Repeat the material exactly from its first line to the line that includes "import * as". Skip pictures.

:: AVAILABLE DATA ::

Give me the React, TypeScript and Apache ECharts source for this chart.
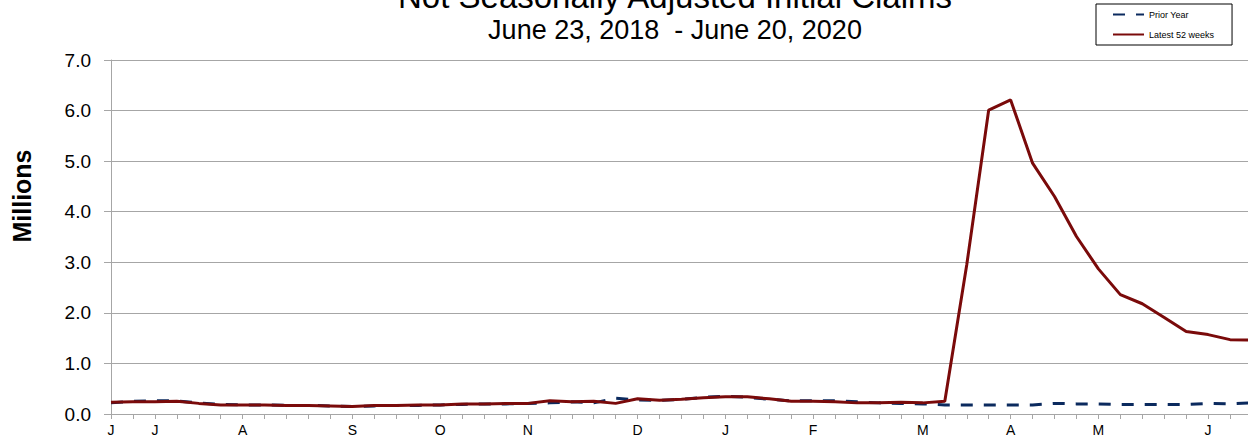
import React, { useEffect, useRef } from "react";
import * as echarts from "echarts";

const weeks = [
  "6/22/19", "6/29/19", "7/6/19", "7/13/19", "7/20/19", "7/27/19", "8/3/19", "8/10/19", "8/17/19", "8/24/19",
  "8/31/19", "9/7/19", "9/14/19", "9/21/19", "9/28/19", "10/5/19", "10/12/19", "10/19/19", "10/26/19", "11/2/19",
  "11/9/19", "11/16/19", "11/23/19", "11/30/19", "12/7/19", "12/14/19", "12/21/19", "12/28/19", "1/4/20", "1/11/20",
  "1/18/20", "1/25/20", "2/1/20", "2/8/20", "2/15/20", "2/22/20", "2/29/20", "3/7/20", "3/14/20", "3/21/20",
  "3/28/20", "4/4/20", "4/11/20", "4/18/20", "4/25/20", "5/2/20", "5/9/20", "5/16/20", "5/23/20", "5/30/20",
  "6/6/20", "6/13/20", "6/20/20",
];

const monthLabelWeeks = ["6/22/19", "7/6/19", "8/3/19", "9/7/19", "10/5/19", "11/2/19", "12/7/19", "1/4/20", "2/1/20", "3/7/20", "4/4/20", "5/2/20", "6/6/20"];
const monthLetters = ["J", "J", "A", "S", "O", "N", "D", "J", "F", "M", "A", "M", "J"];

const priorYear = [
  0.22, 0.25, 0.26, 0.26, 0.22, 0.19, 0.18, 0.18, 0.17, 0.17,
  0.16, 0.15, 0.16, 0.17, 0.17, 0.18, 0.19, 0.20, 0.20, 0.21,
  0.22, 0.24, 0.22, 0.31, 0.28, 0.27, 0.29, 0.33, 0.35, 0.33,
  0.29, 0.26, 0.26, 0.26, 0.24, 0.22, 0.21, 0.20, 0.18, 0.18,
  0.18, 0.18, 0.18, 0.21, 0.20, 0.20, 0.19, 0.19, 0.19, 0.19,
  0.21, 0.20, 0.22,
];

const latest52 = [
  0.23, 0.24, 0.24, 0.25, 0.21, 0.18, 0.18, 0.18, 0.17, 0.17,
  0.16, 0.15, 0.17, 0.17, 0.18, 0.18, 0.20, 0.20, 0.21, 0.21,
  0.26, 0.24, 0.25, 0.21, 0.30, 0.27, 0.29, 0.32, 0.34, 0.34,
  0.30, 0.25, 0.25, 0.24, 0.22, 0.22, 0.23, 0.22, 0.25, 2.95,
  6.01, 6.21, 4.96, 4.30, 3.51, 2.87, 2.36, 2.18, 1.91, 1.63,
  1.57, 1.47, 1.46,
];

const FONT = "'Liberation Sans', Arial, sans-serif";

export default function App() {
  const ref = useRef<HTMLDivElement>(null);
  useEffect(() => {
    if (!ref.current) return;
    const chart = echarts.init(ref.current, undefined, { renderer: "svg" });
    chart.setOption({
      animation: false,
      backgroundColor: "#ffffff",
      textStyle: { fontFamily: FONT },
      grid: { left: 111, right: -4, top: 60, bottom: 23, outerBoundsMode: "none" },
      legend: {
        orient: "vertical",
        left: 1096,
        top: 4,
        padding: [6, 18, 6, 16],
        itemGap: 11,
        itemWidth: 31,
        itemHeight: 10,
        borderColor: "#000000",
        borderWidth: 1,
        itemStyle: { opacity: 0 },
        textStyle: { fontSize: 9, color: "#000000", fontFamily: FONT },
        data: ["Prior Year", "Latest 52 weeks"],
      },
      graphic: [
        {
          type: "text",
          x: 675,
          y: -4,
          style: {
            text: "Not Seasonally Adjusted Initial Claims",
            font: `33px ${FONT}`,
            fill: "#000000",
            textAlign: "center",
            textVerticalAlign: "middle",
          },
        },
        {
          type: "text",
          x: 675,
          y: 30,
          style: {
            text: "June 23, 2018  - June 20, 2020",
            font: `27px ${FONT}`,
            fill: "#000000",
            textAlign: "center",
            textVerticalAlign: "middle",
          },
        },
        {
          type: "text",
          x: 22,
          y: 196,
          rotation: Math.PI / 2,
          style: {
            text: "Millions",
            font: `bold 25px ${FONT}`,
            fill: "#000000",
            textAlign: "center",
            textVerticalAlign: "middle",
          },
        },
      ],
      xAxis: {
        type: "category",
        data: weeks,
        boundaryGap: false,
        axisLine: { lineStyle: { color: "#a6a6a6", width: 1 } },
        axisTick: { show: true, interval: 0, length: 5, lineStyle: { color: "#a6a6a6" } },
        axisLabel: {
          interval: 0,
          margin: 9,
          fontSize: 14,
          color: "#000000",
          fontFamily: FONT,
          formatter: (v: string) => {
            const k = monthLabelWeeks.indexOf(v);
            return k >= 0 ? monthLetters[k] : "";
          },
        },
        splitLine: { show: false },
      },
      yAxis: {
        type: "value",
        min: 0,
        max: 7,
        interval: 1,
        axisLine: { show: true, lineStyle: { color: "#a6a6a6", width: 1 } },
        axisTick: { show: true, length: 7, lineStyle: { color: "#a6a6a6" } },
        axisLabel: {
          margin: 20,
          fontSize: 19,
          color: "#000000",
          fontFamily: FONT,
          formatter: (v: number) => v.toFixed(1),
        },
        splitLine: { show: true, lineStyle: { color: "#a6a6a6", width: 1 } },
      },
      series: [
        {
          name: "Prior Year",
          type: "line",
          data: priorYear,
          symbol: "none",
          lineStyle: { color: "#0b2a5e", width: 3, type: [12, 11] },
          itemStyle: { color: "#0b2a5e" },
        },
        {
          name: "Latest 52 weeks",
          type: "line",
          data: latest52,
          symbol: "none",
          lineStyle: { color: "#7a0a0a", width: 3 },
          itemStyle: { color: "#7a0a0a" },
        },
      ],
    });
    return () => chart.dispose();
  }, []);
  return <div ref={ref} style={{ position: "absolute", left: 0, top: 0, width: 1248, height: 437 }} />;
}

:::

* [OUTPUT FOR THIS EXERCISE]:
Give me the React, TypeScript and Apache ECharts source for this chart.
import React, { useEffect, useRef } from "react";
import * as echarts from "echarts";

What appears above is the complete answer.